■ Short exercise: Every line of the material is to be quoted verbatim, minus the pictures.

■ Data:
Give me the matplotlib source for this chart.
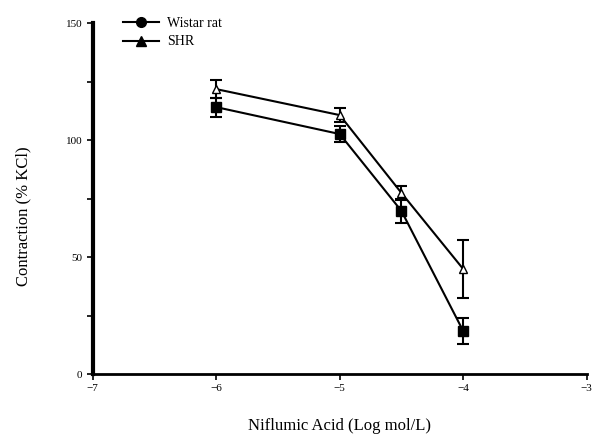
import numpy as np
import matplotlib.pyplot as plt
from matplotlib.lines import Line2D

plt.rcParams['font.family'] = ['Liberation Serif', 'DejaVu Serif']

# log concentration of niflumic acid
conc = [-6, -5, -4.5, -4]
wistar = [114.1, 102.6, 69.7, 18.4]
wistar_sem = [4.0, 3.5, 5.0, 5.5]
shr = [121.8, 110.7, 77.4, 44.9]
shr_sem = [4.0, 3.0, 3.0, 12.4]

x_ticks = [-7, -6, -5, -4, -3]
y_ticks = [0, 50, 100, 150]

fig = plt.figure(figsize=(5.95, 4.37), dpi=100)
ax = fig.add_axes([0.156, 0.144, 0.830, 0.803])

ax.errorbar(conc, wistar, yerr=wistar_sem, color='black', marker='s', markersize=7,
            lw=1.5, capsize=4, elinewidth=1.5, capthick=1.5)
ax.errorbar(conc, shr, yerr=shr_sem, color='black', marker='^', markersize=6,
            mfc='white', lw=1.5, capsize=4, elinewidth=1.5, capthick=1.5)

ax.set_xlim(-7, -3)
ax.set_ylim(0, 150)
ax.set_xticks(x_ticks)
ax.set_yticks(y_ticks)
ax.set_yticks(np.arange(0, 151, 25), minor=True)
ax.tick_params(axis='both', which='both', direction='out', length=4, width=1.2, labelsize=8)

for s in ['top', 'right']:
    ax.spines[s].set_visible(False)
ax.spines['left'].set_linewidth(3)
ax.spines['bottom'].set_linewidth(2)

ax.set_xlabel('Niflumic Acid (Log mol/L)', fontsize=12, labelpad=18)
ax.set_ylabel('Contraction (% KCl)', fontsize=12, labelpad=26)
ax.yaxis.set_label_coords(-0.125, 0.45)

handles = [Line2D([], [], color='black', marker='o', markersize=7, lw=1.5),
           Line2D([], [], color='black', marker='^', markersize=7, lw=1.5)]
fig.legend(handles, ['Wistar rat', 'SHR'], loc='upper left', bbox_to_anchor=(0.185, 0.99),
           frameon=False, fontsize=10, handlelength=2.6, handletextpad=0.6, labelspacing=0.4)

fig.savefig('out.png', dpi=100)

■ Result of this exercise:
Give me the matplotlib source for this chart.
import numpy as np
import matplotlib.pyplot as plt
from matplotlib.lines import Line2D

plt.rcParams['font.family'] = ['Liberation Serif', 'DejaVu Serif']

# log concentration of niflumic acid
conc = [-6, -5, -4.5, -4]
wistar = [114.1, 102.6, 69.7, 18.4]
wistar_sem = [4.0, 3.5, 5.0, 5.5]
shr = [121.8, 110.7, 77.4, 44.9]
shr_sem = [4.0, 3.0, 3.0, 12.4]

x_ticks = [-7, -6, -5, -4, -3]
y_ticks = [0, 50, 100, 150]

fig = plt.figure(figsize=(5.95, 4.37), dpi=100)
ax = fig.add_axes([0.156, 0.144, 0.830, 0.803])

ax.errorbar(conc, wistar, yerr=wistar_sem, color='black', marker='s', markersize=7,
            lw=1.5, capsize=4, elinewidth=1.5, capthick=1.5)
ax.errorbar(conc, shr, yerr=shr_sem, color='black', marker='^', markersize=6,
            mfc='white', lw=1.5, capsize=4, elinewidth=1.5, capthick=1.5)

ax.set_xlim(-7, -3)
ax.set_ylim(0, 150)
ax.set_xticks(x_ticks)
ax.set_yticks(y_ticks)
ax.set_yticks(np.arange(0, 151, 25), minor=True)
ax.tick_params(axis='both', which='both', direction='out', length=4, width=1.2, labelsize=8)

for s in ['top', 'right']:
    ax.spines[s].set_visible(False)
ax.spines['left'].set_linewidth(3)
ax.spines['bottom'].set_linewidth(2)

ax.set_xlabel('Niflumic Acid (Log mol/L)', fontsize=12, labelpad=18)
ax.set_ylabel('Contraction (% KCl)', fontsize=12, labelpad=26)
ax.yaxis.set_label_coords(-0.125, 0.45)

handles = [Line2D([], [], color='black', marker='o', markersize=7, lw=1.5),
           Line2D([], [], color='black', marker='^', markersize=7, lw=1.5)]
fig.legend(handles, ['Wistar rat', 'SHR'], loc='upper left', bbox_to_anchor=(0.185, 0.99),
           frameon=False, fontsize=10, handlelength=2.6, handletextpad=0.6, labelspacing=0.4)

fig.savefig('out.png', dpi=100)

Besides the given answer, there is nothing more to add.